The strange thing about this saying of Jesus in John’s Gospel is that Jesus is pictured saying it at the very moment when he knows he will be delivered over to the Romans for death.  “I have overcome the world,” right as it seems that the world has overcome him. 

This upside down, topsy-turvy take on the world and suffering is reflected in other sayings by Jesus:  “your pain will turn into joy” (John 16:20), “to gain life, you must first lose it (Luke 9:23), and “pick up your cross, and follow me” (Mark 8:34).

An old Zen story tells of a traveler who is surprised by a tiger.  He runs, the tiger pursuing.  Coming to a cliff, the man grabs a vine and swings down over the edge.  The tiger waits above, sniffing at the suspect vine.  The man looks down: there, far below, is another tiger looking up, waiting to eat him.   Then, to make things worse, two mice, one white and one black, start to gnaw away at the vine!  The man notices a small wild strawberry growing in the rock beside him.  With his one free hand, he reaches out to pluck and eat the berry.  How sweet it tasted!

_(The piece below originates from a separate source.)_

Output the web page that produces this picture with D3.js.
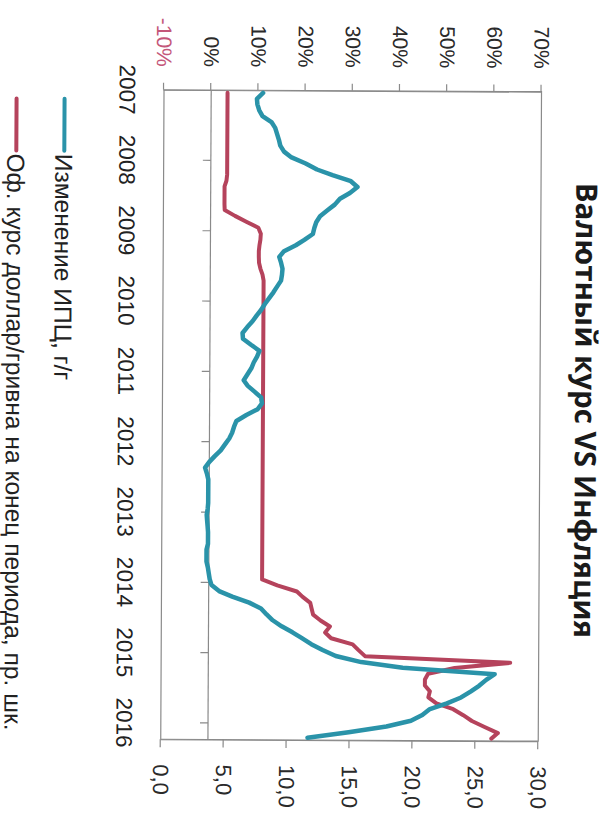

Suffering is hard.  It takes patience when all our resources are used up.  It takes hope when no more hope is left.  Graceful suffering means not regretting what has been lost, but focusing on what little we are able to do.  It means letting go of trying to control outcomes, and only thinking about what next step we must take. 

George MacDonald wrote, “The Son of God suffered unto death, not that man might not suffer, but that their suffering might be like his.”    Praying to a God who has suffered, and indeed, still suffers, helps us meet what we cannot avoid.   Knowing that Jesus is right there on the cross along with us helps us see with him the victory even when things seem darkest.